Zuhir Ibrahim, the head of the Iraqi Interest Section in London, had what was described as 'an extremely tough meeting' with David Gore-Booth, the assistant under-secretary of state for the Middle East. The meeting was the latest attempt by Britain to win the freedom of Paul Ride and Michael Wainwright, sentenced to seven and 10 years in prison respectively for allegedly entering Iraq illegally.

Mr Ibrahim was told that the detention of the two had 'direct implications' for the continuing of international sanctions against Iraq, since Britain had raised the cases at the United Nations as examples of Iraq's poor humanitarian record. The release of Chad Hall, a US munitions expert, had further highlighted the disproportionate sentences against the two.

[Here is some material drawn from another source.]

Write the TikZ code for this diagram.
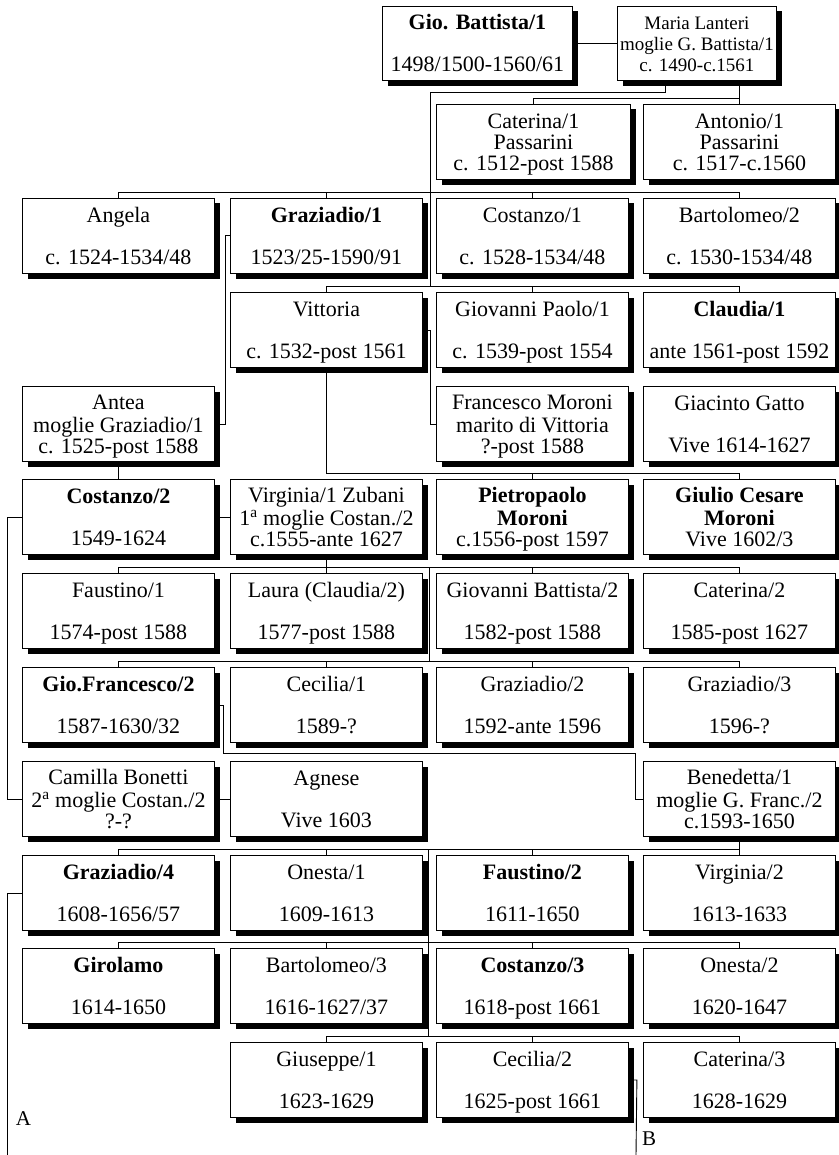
\documentclass[tikz,border=0pt]{standalone}
\usepackage{fontspec}
\setmainfont{Liberation Serif}
\usetikzlibrary{calc}
\pgfdeclarelayer{bgfill}
\pgfdeclarelayer{lines}
\pgfdeclarelayer{shade}
\pgfsetlayers{bgfill,lines,shade,main}
\tikzset{
  person/.style={draw=black, line width=0.9pt, fill=white, minimum width=192pt,
    minimum height=75pt, inner sep=0pt, anchor=north west, align=center,
    font=\fontsize{22}{21}\selectfont},
  link/.style={line width=0.9pt, draw=black},
  boxshadow/.style={fill=black},
  letter/.style={font=\fontsize{21}{21}\selectfont, inner sep=0pt}
}
\newcommand{\pp}[3]{\rule{0pt}{21.3pt}\strut #1\\\strut #2\\\strut #3}
\newcommand{\sa}{\smash{\textsuperscript{a}}}
\begin{document}
\begin{tikzpicture}[x=1pt, y=-1pt]
\begin{pgfonlayer}{bgfill}
\fill[white] (0,0) rectangle (838,1155);
\end{pgfonlayer}
\useasboundingbox (0,0) rectangle (838,1155);

% row 0
\node[person, minimum width=190pt, minimum height=74pt] (gio) at (382,6) {\pp{\textbf{Gio. Battista/1}}{}{1498/1500-1560/61}};
\node[person, minimum width=159pt, minimum height=74pt, font=\fontsize{19}{21}\selectfont] (maria) at (617,6) {\pp{Maria Lanteri}{moglie G. Battista/1}{c. 1490-c.1561}};
% row 1
\node[person, minimum width=194pt] (caterina1) at (436,104) {\pp{Caterina/1}{Passarini}{c. 1512-post 1588}};
\node[person] (antonio1) at (643,104) {\pp{Antonio/1}{Passarini}{c. 1517-c.1560}};
% row 2
\node[person] (angela) at (22,198) {\pp{Angela}{}{c. 1524-1534/48}};
\node[person] (graziadio1) at (230,198) {\pp{\textbf{Graziadio/1}}{}{1523/25-1590/91}};
\node[person] (costanzo1) at (436,198) {\pp{Costanzo/1}{}{c. 1528-1534/48}};
\node[person] (bartolomeo2) at (643,198) {\pp{Bartolomeo/2}{}{c. 1530-1534/48}};
% row 3
\node[person] (vittoria) at (230,292) {\pp{Vittoria}{}{c. 1532-post 1561}};
\node[person] (giovannipaolo1) at (436,292) {\pp{Giovanni Paolo/1}{}{c. 1539-post 1554}};
\node[person] (claudia1) at (643,292) {\pp{\textbf{Claudia/1}}{}{ante 1561-post 1592}};
% row 4
\node[person] (antea) at (22,386) {\pp{Antea}{moglie Graziadio/1}{c. 1525-post 1588}};
\node[person] (francesco) at (436,386) {\pp{Francesco Moroni}{marito di Vittoria}{?-post 1588}};
\node[person] (giacinto) at (643,386) {\pp{Giacinto Gatto}{}{Vive 1614-1627}};
% row 5
\node[person] (costanzo2) at (22,479) {\pp{\textbf{Costanzo/2}}{}{1549-1624}};
\node[person] (virginia1) at (230,479) {\pp{Virginia/1 Zubani}{1\sa\ moglie Costan./2}{c.1555-ante 1627}};
\node[person] (pietropaolo) at (436,479) {\pp{\textbf{Pietropaolo}}{\textbf{Moroni}}{c.1556-post 1597}};
\node[person] (giulio) at (643,479) {\pp{\textbf{Giulio Cesare}}{\textbf{Moroni}}{Vive 1602/3}};
% row 6
\node[person] (faustino1) at (22,573) {\pp{Faustino/1}{}{1574-post 1588}};
\node[person] (laura) at (230,573) {\pp{Laura (Claudia/2)}{}{1577-post 1588}};
\node[person] (giovannibattista2) at (436,573) {\pp{Giovanni Battista/2}{}{1582-post 1588}};
\node[person] (caterina2) at (643,573) {\pp{Caterina/2}{}{1585-post 1627}};
% row 7
\node[person] (giofrancesco2) at (22,667) {\pp{\textbf{Gio.Francesco/2}}{}{1587-1630/32}};
\node[person] (cecilia1) at (230,667) {\pp{Cecilia/1}{}{1589-?}};
\node[person] (graziadio2) at (436,667) {\pp{Graziadio/2}{}{1592-ante 1596}};
\node[person] (graziadio3) at (643,667) {\pp{Graziadio/3}{}{1596-?}};
% row 8
\node[person] (camilla) at (22,761) {\pp{Camilla Bonetti}{2\sa\ moglie Costan./2}{?-?}};
\node[person] (agnese) at (230,761) {\pp{Agnese}{}{Vive 1603}};
\node[person] (benedetta) at (643,761) {\pp{Benedetta/1}{moglie G. Franc./2}{c.1593-1650}};
% row 9
\node[person] (graziadio4) at (22,855) {\pp{\textbf{Graziadio/4}}{}{1608-1656/57}};
\node[person] (onesta1) at (230,855) {\pp{Onesta/1}{}{1609-1613}};
\node[person] (faustino2) at (436,855) {\pp{\textbf{Faustino/2}}{}{1611-1650}};
\node[person] (virginia2) at (643,855) {\pp{Virginia/2}{}{1613-1633}};
% row 10
\node[person] (girolamo) at (22,948) {\pp{\textbf{Girolamo}}{}{1614-1650}};
\node[person] (bartolomeo3) at (230,948) {\pp{Bartolomeo/3}{}{1616-1627/37}};
\node[person] (costanzo3) at (436,948) {\pp{\textbf{Costanzo/3}}{}{1618-post 1661}};
\node[person] (onesta2) at (643,948) {\pp{Onesta/2}{}{1620-1647}};
% row 11
\node[person] (giuseppe1) at (230,1042) {\pp{Giuseppe/1}{}{1623-1629}};
\node[person] (cecilia2) at (436,1042) {\pp{Cecilia/2}{}{1625-post 1661}};
\node[person] (caterina3) at (643,1042) {\pp{Caterina/3}{}{1628-1629}};

\node[letter] (labA) at (23.5,1119) {A};
\node[letter] (labB) at (649,1139) {B};

% shadows
\begin{pgfonlayer}{shade}
\foreach \n in {gio,maria,caterina1,antonio1,angela,graziadio1,costanzo1,bartolomeo2,
  vittoria,giovannipaolo1,claudia1,antea,francesco,giacinto,costanzo2,virginia1,
  pietropaolo,giulio,faustino1,laura,giovannibattista2,caterina2,giofrancesco2,
  cecilia1,graziadio2,graziadio3,camilla,agnese,benedetta,graziadio4,onesta1,
  faustino2,virginia2,girolamo,bartolomeo3,costanzo3,onesta2,giuseppe1,cecilia2,caterina3}
  \fill[boxshadow] ([shift={(5.5pt,-5.5pt)}]\n.north west) rectangle ([shift={(5.5pt,-5.5pt)}]\n.south east);
\end{pgfonlayer}

\begin{pgfonlayer}{lines}
\coordinate (t1) at (430,286);
\coordinate (j6) at (429,567);
\coordinate (j7) at (429,661);
\coordinate (j9) at (428,849);
\coordinate (j11) at (428,1036);
\coordinate (aend) at (7,1155);
\coordinate (bend) at (636,1155);
\draw[link] (gio.east) -- (maria.west);
\draw[link] (maria.south -| antonio1.north) -- (antonio1.north);
\draw[link] (caterina1.north) -- ++(0,-6) -| (antonio1.north);
\draw[link] ($(maria.south west)+(48,0)$) -- ++(0,12) -| (t1);
\draw[link] (angela.north) -- ++(0,-6) -| (bartolomeo2.north);
\draw[link] (graziadio1.north) -- ++(0,-6);
\draw[link] (costanzo1.north) -- ++(0,-6);
\draw[link] (vittoria.north) -- ++(0,-6) -| (claudia1.north);
\draw[link] (giovannipaolo1.north) -- ++(0,-6);
\draw[link] (graziadio1.west) -- ++(-5,0) |- (antea.east);
\draw[link] (vittoria.east) -- ++(8,0) |- (francesco.west);
\draw[link] (vittoria.south) |- ([yshift=6pt]giulio.north) -- (giulio.north);
\draw[link] (pietropaolo.north) -- ++(0,-6);
\draw[link] (antea.south) -- (costanzo2.north);
\draw[link] (costanzo2.east) -- (virginia1.west);
\draw[link] (costanzo2.west) -- ++(-15,0) |- (camilla.west);
\draw[link] (virginia1.south) -- (laura.north);
\draw[link] (faustino1.north) -- ++(0,-6) -| (caterina2.north);
\draw[link] (giovannibattista2.north) -- ++(0,-6);
\draw[link] (j6) -- (j7);
\draw[link] (giofrancesco2.north) -- ++(0,-6) -| (graziadio3.north);
\draw[link] (cecilia1.north) -- ++(0,-6);
\draw[link] (graziadio2.north) -- ++(0,-6);
\draw[link] (giofrancesco2.east) -- ++(9,0) -- ++(0,48.5) -| ([xshift=-8pt]benedetta.west) -- (benedetta.west);
\draw[link] (camilla.east) -- (agnese.west);
\draw[link] (benedetta.south) -- (virginia2.north);
\draw[link] (graziadio4.north) -- ++(0,-6) -| (virginia2.north);
\draw[link] (onesta1.north) -- ++(0,-6);
\draw[link] (faustino2.north) -- ++(0,-6);
\draw[link] (j9) -- (j11);
\draw[link] (girolamo.north) -- ++(0,-6) -| (onesta2.north);
\draw[link] (bartolomeo3.north) -- ++(0,-6);
\draw[link] (costanzo3.north) -- ++(0,-6);
\draw[link] (giuseppe1.north) -- ++(0,-6) -| (caterina3.north);
\draw[link] (cecilia2.north) -- ++(0,-6);
\draw[link] (graziadio4.west) -- ++(-15,0) -- (aend);
\draw[link] (cecilia2.east) -- ++(8,0) -- (bend);
\end{pgfonlayer}
\end{tikzpicture}
\end{document}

Following Mr Hall's release, the families of the two Britons accused the Government of not doing enough. A British official said the United States had succeeded in getting its national out largely because it knew about his detention 'the moment it happened', and that he 'never got into the Iraqi system'. Mr Ride, on the other hand, had been missing from his Kuwait home for weeks before British officials in Amman received reports of his detention. The case of Mr Wainwright was 'even worse'; he was arrested on a cycling tour in April, but not until his uncle received a letter from him in August did it transpire he was being held in Iraq.

The Russian embassy had been 'extremely helpful' in obtaining the right to visit the two Britons twice a month to pass on letters and food parcels and check on the prisoners' health. Britain was also liaising with Sweden, three of whose nationals have been jailed for seven years for 'illegal entry'.